By Richard Barrett
On Jan. 21, The Greenville News ran an article entitled, “Greenville voters ‘disgusted’ with campaigning, make their choices,” describing local voters fed-up with the Republican primary. A survey created and distributed by The Paladin suggests that this general sense of discontentment may extend to Furman’s campus.
The survey was distributed via FirstClass on Student News and on the forums of various student organizations. 67 responses were collected, of which almost 99% came from the student body.
39% of participants reported that they planned to vote in the Republican primaries; 49% said they did not. The remaining 12% reported that they had not decided yet. 75% of those that said they were not voting in the primaries reported their party affiliation as the reason for doing so.
A sophomore, 20, from Georgia had this to say about the primaries:
“Who cares? It’s just a parade of clowns. None of the candidates are electable, they’re all right wing nuts. Certainly none are appealing enough to the general population to beat Obama, so it’s pretty irrelevant to me.”
34% of participants said they voted in the 2008 presidential election. 98% of those that said they did not vote cited their age as the reason.
A couple of participants cited difficulty with the absentee ballot process as the reason for not voting in the primaries.
A junior, 20, shared this experience trying to vote in the 2008 presidential election:
“I’m from Maryland, but I was in South Carolina at the time. Despite submitting the required forms for the absentee ballot, the system had a glitch and I never received the opportunity to vote.”
91% of those who voted in the 2008 presidential election answered affirmatively that they would vote again in this year’s election.
Additionally, 97% of those surveyed said that they intend to vote in the upcoming general election. The remaining 3% reported that either they did not know or had not decided.
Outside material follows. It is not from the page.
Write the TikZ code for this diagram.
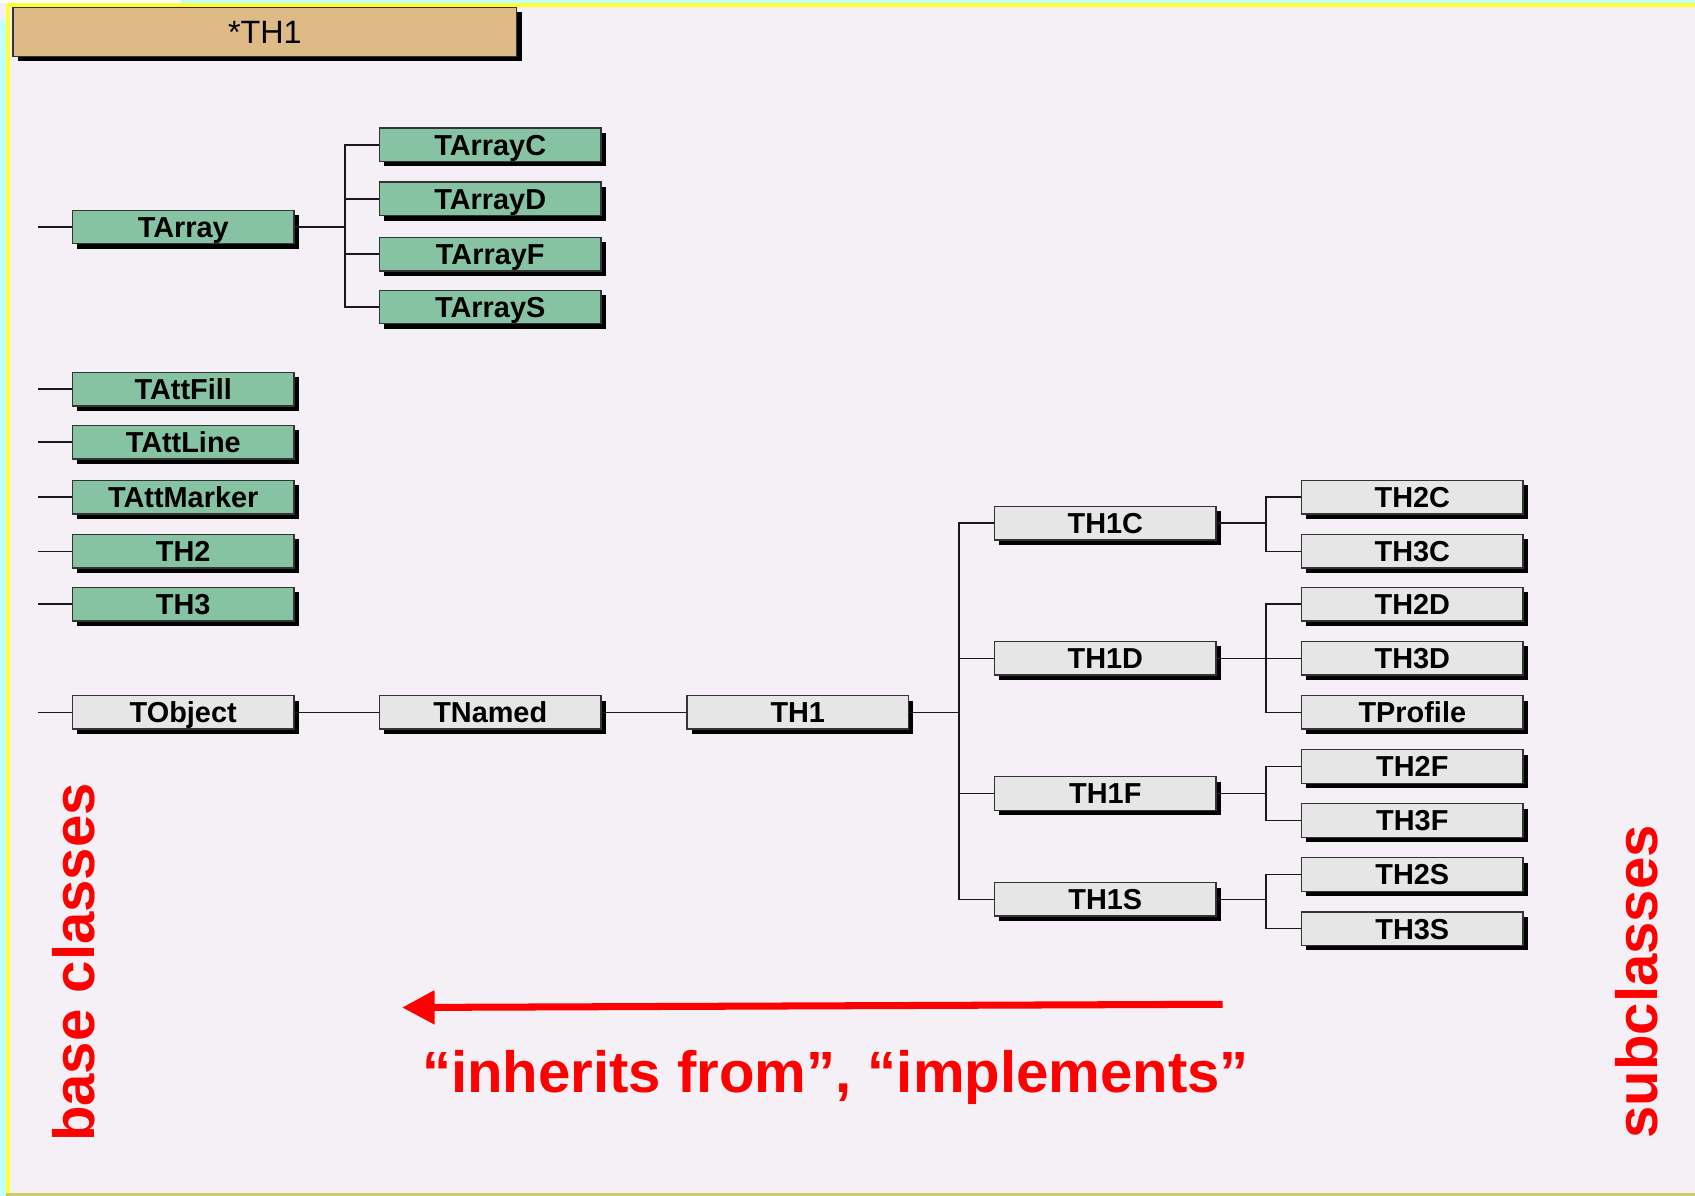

A senior, 22, from South Carolina gave the following rationale for not voting:
“I’d rather abstain from voting than submit a ballot without being informed, so it just depends on if I can catch up to a point where I feel comfortable with the candidates’ positions. I’d like to see Obama in office for another term, because I think any president needs more than 4 years to implement the changes they want to see, but again, I don’t know.”
Given a section to express themselves openly, a handful of students—36% of responses (4 out of 11)—endorsed specific candidates. A number of others expressed their disapproval of all the candidates.
A senior, 21, from South Carolina had this to say:
“Obama might win simply because the Republicans aren’t running anyone against him that stands a chance. The people will vote for Obama for lack of a better choice, not because they think he is the best.”
A junior, 20, from Alabama said “I don’t consider any of the nominees viable candidates for office.”
A senior, 20, from South Carolina said:
“I’m seriously considering writing in “Jesus” for president in protest to everybody.”
Still other participants had comments concerning the election process in general. A senior, 21, from South Carolina asserted:
“I think that this election might be an indicator that we need a new election process or some kind of restatement of the kind of people we want to be our president. ex: it shouldn’t be determined by amount of money or media clips produced.”